Karen Wootton, Director of Curriculum and Assessment
Some of you might have seen the post about a third-grader’s quiz responses and the teacher’s scoring that has outraged parents, pundits and various bloggers. The two problems in question are shown below. What is at issue, if you have missed the controversy, is that the student was marked wrong for saying 5 x 3 = 5 + 5 + 5 = 15. We know that the mathematical equation the student wrote is correct, so why was the problem marked as incorrect? We need to consider the skill the teacher might have been trying to assess. “Use the repeated addition strategy to solve 5 x 3” the first question reads. Because of the teacher’s response, we know that the teacher was trying to illicit the response 3 + 3 + 3 + 3 + 3. Should the teacher have marked the problem as incorrect for the student’s response? This is a tough question to answer.
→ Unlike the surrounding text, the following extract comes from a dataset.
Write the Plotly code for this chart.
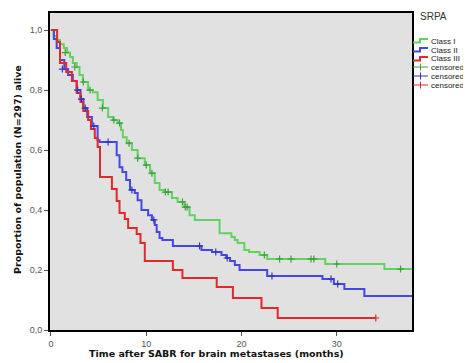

There are some who see this as cut and dry: “The student has the right answer so should receive full credit” versus “The teacher wants to know if the student understands that 5 x 3 means five groups of three.” We see in the second question, also marked wrong, that the student made the same “error” creating an array representing 4 x 6 that has six rows of four rather than four rows of six.
Clearly there are issues here. The student demonstrated that s/he does understand that multiplication can be represented as repeated addition and as an array. And, given the first standard listed at the top of the quiz, “I can use multiplication strategies to help me multiply” the student has demonstrated proficiency for this standard. I also think though, that the teacher was looking for a different understanding, that the student can read 5 x 3 as “five groups of three,” and with this quiz, we do not know if the student really understands this. If the student had said “5 x 3 is the same as 3 x 5 which means 5 + 5 + 5” I would hope the teacher would have given full credit. After all, I think we can all agree that when you are a third grader, 5 + 5 + 5 is easier to compute than 3 + 3 + 3 + 3 + 3. In fact, maybe the student should receive bonus points for seeing the easier problem!
Let us use this problematic question to think more deeply about this. How could the teacher have asked the question if she wanted “3 + 3 + 3 + 3 + 3” as the answer? Would it have sufficed to ask “Write out in words what 5 x 3 means” or is that still up for debate? What if she had asked “List all the things 5 x 3 could represent”? What would the teacher have learned from the student’s response to this question? If the teacher only wanted to know whether the student could say that 5 x 3 means “five groups of three,” why not just ask “5 x 3 means _____ groups of _____” and have the student fill in the blanks? If we are trying to assess something basic, the question does not need to be tricky or complicated. But, if the teacher wants to assess whether or not the student understands what multiplication means, she should ask for more than “fill in the blanks,” perhaps something like “Five people each had three cats. How many cats were there altogether?”
The third grader’s quiz led some parents to denounce Common Core as a great evil torturing our children, and I think we need to make sure parents understand that the issue with this quiz really has nothing to do with Common Core. Yes, Common Core might ask for multiple strategies, which the teacher was trying to assess. But as with many Common Core-instigated outrages, this is an issue of implementation, not an issue with Common Core. Not only do we need to help parents understand this distinction, we also need to be careful when we craft our assessments that the questions are targeting the information we wish to learn. Every time we write a question for a quiz or test, we need to think carefully about the possible responses whether or not it is for a Common Core standard. It is never fair to have the student guess what you are thinking or what you might be looking for when you write a question. The question must not be ambiguous. This does not mean the problem cannot have embedded ambiguity or be open-ended, because it can. The ambiguity though cannot be in the question statement itself. The next time you craft a question for your students, think about the response you would like students to give, and ask yourself if your students will likely give the anticipated response. How will you support your students so they can show you what they know?